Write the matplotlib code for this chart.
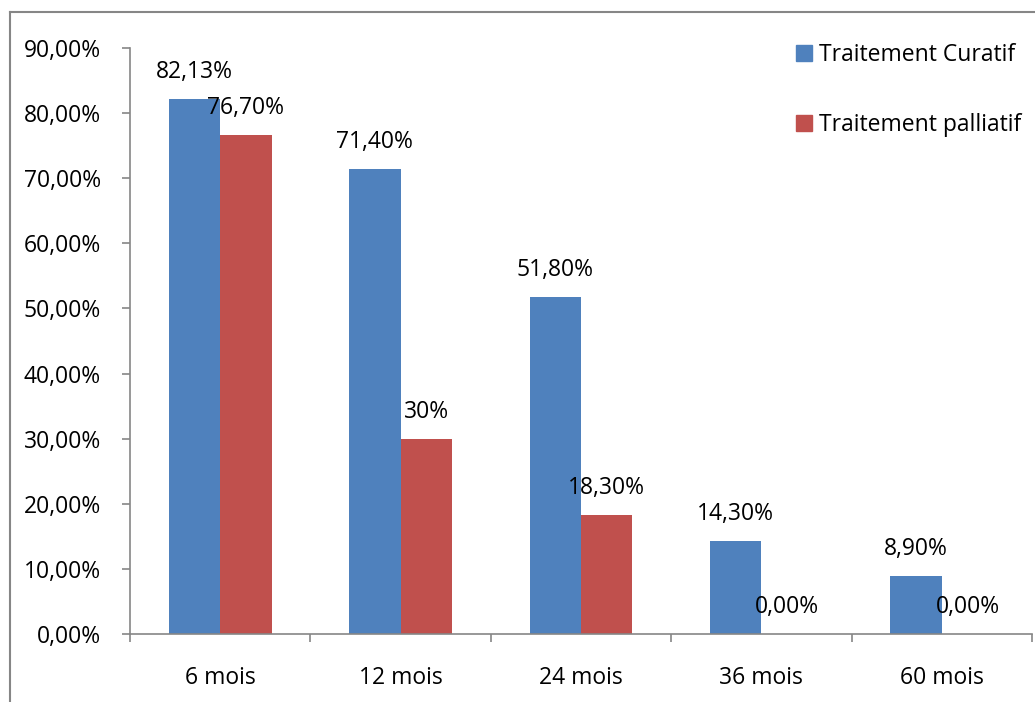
import matplotlib
matplotlib.use('Agg')
import matplotlib.pyplot as plt
import numpy as np
from matplotlib.patches import Patch
from matplotlib.lines import Line2D

# Survival rates by follow-up time (%)
periods = ["6 mois", "12 mois", "24 mois", "36 mois", "60 mois"]
curatif = [82.13, 71.40, 51.80, 14.30, 8.90]
palliatif = [76.70, 30.00, 18.30, 0.00, 0.00]
curatif_labels = ["82,13%", "71,40%", "51,80%", "14,30%", "8,90%"]
palliatif_labels = ["76,70%", "30%", "18,30%", "0,00%", "0,00%"]
series_names = ["Traitement Curatif", "Traitement palliatif"]
yticks = [0, 10, 20, 30, 40, 50, 60, 70, 80, 90]

BLUE = '#4F81BD'
RED = '#C0504D'
GRAY = '#868686'

plt.rcParams['font.family'] = ['Open Sans', 'DejaVu Sans']
FS = 16.5

fig = plt.figure(figsize=(10.35, 7.02), dpi=100)
ax = fig.add_axes([130 / 1035, 1 - 634 / 702, 902 / 1035, 586 / 702])

x = np.arange(len(periods))
w = 0.285
ax.bar(x - w / 2, curatif, w, color=BLUE)
ax.bar(x + w / 2, palliatif, w, color=RED)

# value labels above each bar
for xi, v, lab in zip(x - w / 2, curatif, curatif_labels):
    ax.annotate(lab, (xi, v), xytext=(0, 19.5), textcoords='offset points',
                ha='center', va='center', fontsize=FS)
for xi, v, lab in zip(x + w / 2, palliatif, palliatif_labels):
    ax.annotate(lab, (xi, v), xytext=(0, 19.5), textcoords='offset points',
                ha='center', va='center', fontsize=FS)

ax.set_xlim(-0.5, len(periods) - 0.5)
ax.set_ylim(0, 90)
ax.set_yticks(yticks)
ax.set_yticklabels([f"{t},00%" for t in yticks], fontsize=FS)
ax.tick_params(axis='y', length=6, width=1.2, color=GRAY, pad=15)

# category labels at centres, tick marks on the boundaries
ax.set_xticks(x)
ax.set_xticklabels(periods, fontsize=FS)
ax.set_xticks(np.arange(len(periods) + 1) - 0.5, minor=True)
ax.tick_params(axis='x', which='major', length=0, pad=23)
ax.tick_params(axis='x', which='minor', length=6, width=1.2, color=GRAY)

for s in ['top', 'right']:
    ax.spines[s].set_visible(False)
for s in ['left', 'bottom']:
    ax.spines[s].set_color(GRAY)
    ax.spines[s].set_linewidth(1.2)

handles = [Patch(color=BLUE), Patch(color=RED)]
fig.legend(handles, series_names, loc='upper left',
           bbox_to_anchor=(796 / 1035, 1 - 43 / 702), frameon=False,
           fontsize=FS, handlelength=0.7, handleheight=0.7,
           handletextpad=0.3, labelspacing=2.0, borderpad=0, borderaxespad=0)

# outer chart frame (left and top edges)
fig.add_artist(Line2D([10 / 1035, 10 / 1035], [0, 1 - 12 / 702],
                      transform=fig.transFigure, color=GRAY, lw=1.5))
fig.add_artist(Line2D([10 / 1035, 1], [1 - 12 / 702, 1 - 12 / 702],
                      transform=fig.transFigure, color=GRAY, lw=1.5))

fig.savefig('out.png', dpi=100)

--- --- ---

- _Direction_
Transcribe the material exactly, and leave out whatever pictures it holds.

- _Task result_
Write the matplotlib code for this chart.
import matplotlib
matplotlib.use('Agg')
import matplotlib.pyplot as plt
import numpy as np
from matplotlib.patches import Patch
from matplotlib.lines import Line2D

# Survival rates by follow-up time (%)
periods = ["6 mois", "12 mois", "24 mois", "36 mois", "60 mois"]
curatif = [82.13, 71.40, 51.80, 14.30, 8.90]
palliatif = [76.70, 30.00, 18.30, 0.00, 0.00]
curatif_labels = ["82,13%", "71,40%", "51,80%", "14,30%", "8,90%"]
palliatif_labels = ["76,70%", "30%", "18,30%", "0,00%", "0,00%"]
series_names = ["Traitement Curatif", "Traitement palliatif"]
yticks = [0, 10, 20, 30, 40, 50, 60, 70, 80, 90]

BLUE = '#4F81BD'
RED = '#C0504D'
GRAY = '#868686'

plt.rcParams['font.family'] = ['Open Sans', 'DejaVu Sans']
FS = 16.5

fig = plt.figure(figsize=(10.35, 7.02), dpi=100)
ax = fig.add_axes([130 / 1035, 1 - 634 / 702, 902 / 1035, 586 / 702])

x = np.arange(len(periods))
w = 0.285
ax.bar(x - w / 2, curatif, w, color=BLUE)
ax.bar(x + w / 2, palliatif, w, color=RED)

# value labels above each bar
for xi, v, lab in zip(x - w / 2, curatif, curatif_labels):
    ax.annotate(lab, (xi, v), xytext=(0, 19.5), textcoords='offset points',
                ha='center', va='center', fontsize=FS)
for xi, v, lab in zip(x + w / 2, palliatif, palliatif_labels):
    ax.annotate(lab, (xi, v), xytext=(0, 19.5), textcoords='offset points',
                ha='center', va='center', fontsize=FS)

ax.set_xlim(-0.5, len(periods) - 0.5)
ax.set_ylim(0, 90)
ax.set_yticks(yticks)
ax.set_yticklabels([f"{t},00%" for t in yticks], fontsize=FS)
ax.tick_params(axis='y', length=6, width=1.2, color=GRAY, pad=15)

# category labels at centres, tick marks on the boundaries
ax.set_xticks(x)
ax.set_xticklabels(periods, fontsize=FS)
ax.set_xticks(np.arange(len(periods) + 1) - 0.5, minor=True)
ax.tick_params(axis='x', which='major', length=0, pad=23)
ax.tick_params(axis='x', which='minor', length=6, width=1.2, color=GRAY)

for s in ['top', 'right']:
    ax.spines[s].set_visible(False)
for s in ['left', 'bottom']:
    ax.spines[s].set_color(GRAY)
    ax.spines[s].set_linewidth(1.2)

handles = [Patch(color=BLUE), Patch(color=RED)]
fig.legend(handles, series_names, loc='upper left',
           bbox_to_anchor=(796 / 1035, 1 - 43 / 702), frameon=False,
           fontsize=FS, handlelength=0.7, handleheight=0.7,
           handletextpad=0.3, labelspacing=2.0, borderpad=0, borderaxespad=0)

# outer chart frame (left and top edges)
fig.add_artist(Line2D([10 / 1035, 10 / 1035], [0, 1 - 12 / 702],
                      transform=fig.transFigure, color=GRAY, lw=1.5))
fig.add_artist(Line2D([10 / 1035, 1], [1 - 12 / 702, 1 - 12 / 702],
                      transform=fig.transFigure, color=GRAY, lw=1.5))

fig.savefig('out.png', dpi=100)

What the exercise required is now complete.